**What needs to be done:**
Extract, in full, the lines below, beginning at the first and ending with the line that contains "50.4, 50.8, 50.95];". Pictures do not belong in the copy.

**Data excerpt:**

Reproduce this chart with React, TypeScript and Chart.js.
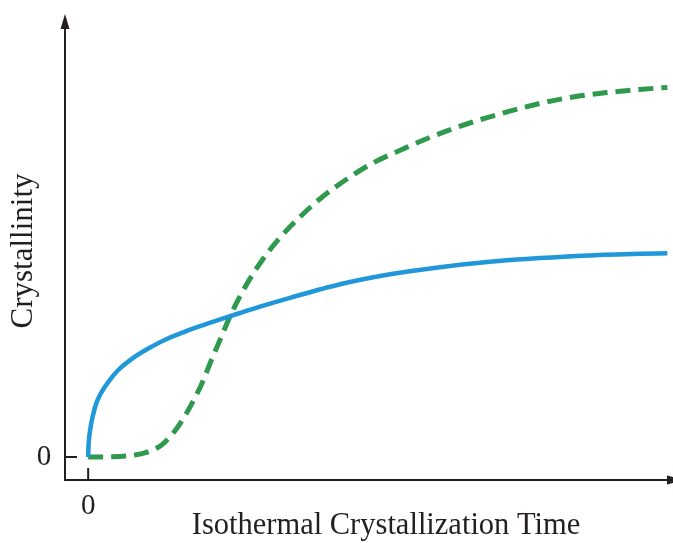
import React, { useEffect, useRef } from "react";
import { Chart, registerables } from "chart.js";

Chart.register(...registerables);

const blueTime = [0, 0.017, 0.056, 0.12, 0.21, 0.34, 0.51, 0.73, 0.98, 1.3, 2.02, 2.74, 3.46, 4.18, 4.83, 5.7, 6.55, 7.42, 8.71, 10.87, 13.03, 15.18, 17.34, 19.5, 21.66, 23.82, 25];
const blueCryst = [0, 3, 5.5, 8, 10.5, 13.25, 15.5, 17.6, 19.6, 21.75, 25.1, 27.6, 29.7, 31.35, 32.7, 34.4, 36.0, 37.6, 39.8, 43.2, 45.7, 47.45, 48.8, 49.75, 50.4, 50.8, 50.95];

const greenTime = [0, 0.94, 2.02, 2.58, 3.17, 3.66, 4.07, 4.48, 4.91, 5.32, 5.75, 6.18, 6.85, 7.54, 8.23, 9.14, 10.0, 11.17, 12.29, 13.59, 14.75, 16.6, 18.07, 19.49, 20.92, 22.39, 23.81, 25];
const greenCryst = [0, 0.05, 0.5, 1.3, 3.0, 5.9, 9.25, 13.4, 18.4, 24.25, 30.1, 35.9, 43.25, 49.45, 54.5, 60, 64.5, 69.5, 73.5, 77, 79.9, 83.75, 86.25, 88.4, 90, 91.1, 91.9, 92.4];

const xTickLabels = ["0"];
const yTickLabels = ["0"];
const xTitle = "Isothermal Crystallization Time";
const yTitle = "Crystallinity";

const AXIS_COLOR = "#231f20";
const FONT = "'Liberation Serif', 'DejaVu Serif', serif";

const axesPlugin = {
  id: "customAxes",
  afterDatasetsDraw(chart: any) {
    const { ctx, chartArea, scales } = chart;
    const xs = scales.x;
    const ys = scales.y;
    const left = chartArea.left;
    const bottom = chartArea.bottom;
    ctx.save();
    ctx.strokeStyle = AXIS_COLOR;
    ctx.fillStyle = AXIS_COLOR;
    ctx.lineWidth = 2;
    // y axis
    ctx.beginPath();
    ctx.moveTo(left, bottom + 1);
    ctx.lineTo(left, chartArea.top + 10);
    ctx.stroke();
    ctx.beginPath();
    ctx.moveTo(left, chartArea.top - 1);
    ctx.lineTo(left - 4.5, chartArea.top + 14);
    ctx.lineTo(left + 4.5, chartArea.top + 14);
    ctx.closePath();
    ctx.fill();
    // x axis
    ctx.beginPath();
    ctx.moveTo(left - 1, bottom);
    ctx.lineTo(chartArea.right - 2, bottom);
    ctx.stroke();
    ctx.beginPath();
    ctx.moveTo(chartArea.right + 12, bottom);
    ctx.lineTo(chartArea.right - 5, bottom - 4.5);
    ctx.lineTo(chartArea.right - 5, bottom + 4.5);
    ctx.closePath();
    ctx.fill();
    // ticks (inward)
    const y0 = ys.getPixelForValue(0);
    const x0 = xs.getPixelForValue(0);
    ctx.beginPath();
    ctx.moveTo(left, y0);
    ctx.lineTo(left + 12, y0);
    ctx.moveTo(x0, bottom);
    ctx.lineTo(x0, bottom - 12);
    ctx.stroke();
    // tick labels
    ctx.font = `29px ${FONT}`;
    ctx.textAlign = "center";
    ctx.textBaseline = "middle";
    ctx.fillText(yTickLabels[0], left - 21, y0);
    ctx.fillText(xTickLabels[0], x0, bottom + 26);
    // titles
    ctx.font = `30.5px ${FONT}`;
    ctx.fillText(xTitle, 386, bottom + 46);
    ctx.save();
    ctx.translate(24, 251);
    ctx.rotate(-Math.PI / 2);
    ctx.font = `31px ${FONT}`;
    ctx.fillText(yTitle, 0, 0);
    ctx.restore();
    ctx.restore();
  },
};

export default function App() {
  const canvasRef = useRef<HTMLCanvasElement | null>(null);

  useEffect(() => {
    const canvas = canvasRef.current;
    if (!canvas) return;
    const chart = new Chart(canvas, {
      type: "line",
      data: {
        datasets: [
          {
            label: "Blue",
            data: blueTime.map((t, i) => ({ x: t, y: blueCryst[i] })),
            borderColor: "#1f97d9",
            borderWidth: 4.5,
            pointRadius: 0,
            cubicInterpolationMode: "monotone",
            fill: false,
            borderCapStyle: "butt",
          },
          {
            label: "Green",
            data: greenTime.map((t, i) => ({ x: t, y: greenCryst[i] })),
            borderColor: "#2f9a4e",
            borderWidth: 5,
            borderDash: [15, 8],
            pointRadius: 0,
            cubicInterpolationMode: "monotone",
            fill: false,
            borderCapStyle: "butt",
          },
        ],
      },
      options: {
        animation: false,
        responsive: false,
        maintainAspectRatio: false,
        layout: { padding: { left: 65, right: 1, top: 15, bottom: 63 } },
        plugins: {
          legend: { display: false },
          tooltip: { enabled: false },
        },
        scales: {
          x: { type: "linear", min: -1, max: 25.2, display: false },
          y: { type: "linear", min: -5.75, max: 110.5, display: false },
        },
      },
      plugins: [axesPlugin],
    });
    return () => chart.destroy();
  }, []);

  return (
    <div style={{ position: "absolute", left: 0, top: 0, width: 673, height: 543, background: "#fff" }}>
      <canvas ref={canvasRef} width={673} height={543} style={{ display: "block", width: 673, height: 543 }} />
    </div>
  );
}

**The result:**
Reproduce this chart with React, TypeScript and Chart.js.
import React, { useEffect, useRef } from "react";
import { Chart, registerables } from "chart.js";

Chart.register(...registerables);

const blueTime = [0, 0.017, 0.056, 0.12, 0.21, 0.34, 0.51, 0.73, 0.98, 1.3, 2.02, 2.74, 3.46, 4.18, 4.83, 5.7, 6.55, 7.42, 8.71, 10.87, 13.03, 15.18, 17.34, 19.5, 21.66, 23.82, 25];
const blueCryst = [0, 3, 5.5, 8, 10.5, 13.25, 15.5, 17.6, 19.6, 21.75, 25.1, 27.6, 29.7, 31.35, 32.7, 34.4, 36.0, 37.6, 39.8, 43.2, 45.7, 47.45, 48.8, 49.75, 50.4, 50.8, 50.95];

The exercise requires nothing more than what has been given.